I’ll be covering SXSW Interactive for Firedoglake over the next 5 days. My coverage will focus on the intersection of technology and politics. Here’s my preview with selected highlights from the conference:
SXSW Interactive is world-renowned as a place where startup companies strike the deals that make them successful, where cutting edge mobile apps are launched, and where corporations come to master the use of new technologies.
None of that really interests me, to be honest — there are countless websites where you can learn the latest corporate news about where the venture capital is flying.

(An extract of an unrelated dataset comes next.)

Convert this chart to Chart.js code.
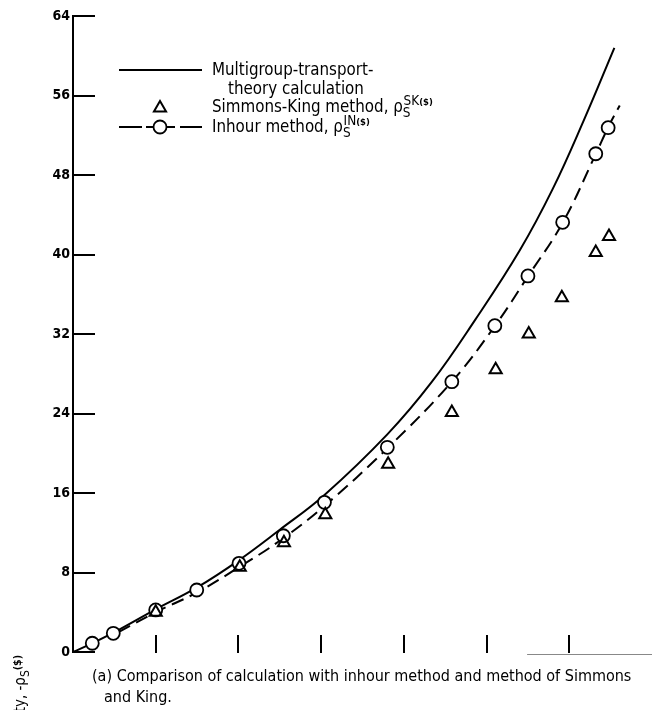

Instead, I want to look at what these technologies mean for our future at the intersection of tech and politics. It’s almost trite to point out how fast our world is changing but it’s true nonetheless. Innovative, disruptive technologies are altering how we communicate, socialize, organize, how we keep and share secrets. During chaotic times, there are always some who celebrate how new ideas will save our world and others who decry how they’ll bring about our doom. The truth is almost always somewhere in between — new technologies change us. Humanity is still evolving, sometimes quite quickly, and to pretend we’re still (or should be) the same as our plains-dwelling ancestors strikes me as misguided and naive.
Of course, we must go into the future with our eyes open. New technologies bring new dangers, and sometimes those dangers only become apparent when we ask who is in control. The answers are rarely simple — modern mobile and camera technologies increase the ease of government surveillance, but also create the possibility of citizen sousveillance. I want to know what’s coming, not so we can try to stuff the genies back in their bottles, but so we can liberate their wishes for the people, not just the powerful.
I also wrote about some bad news for Tweetdeck that Twitter announced early this week, perhaps hoping to fly under the radar behind the SXSW buzz:
This news, while disappointing, is probably not shocking to many that follow social media. All companies including Adobe itself are moving away from the AIR platform for application development, and though that version of the software was once the most feature rich it had gone without an update in a long time.
But more so, many who worked in social media dreaded the acquisition of Tweetdeck by Twitter. Predictably, the mobile versions have languished. For a long time, a fork of the project called Tweakdeck was a better choice on Android, but it also is out of date. All current versions are lacking in key features of the original Tweetdeck. Bugs linger in the Mac & PC versions long after being fixed on the Web. It’s hard not to agree with TechCrunch that “Given the clear focus on the web apps, it may just be a matter of time before the native apps will also get the ax.”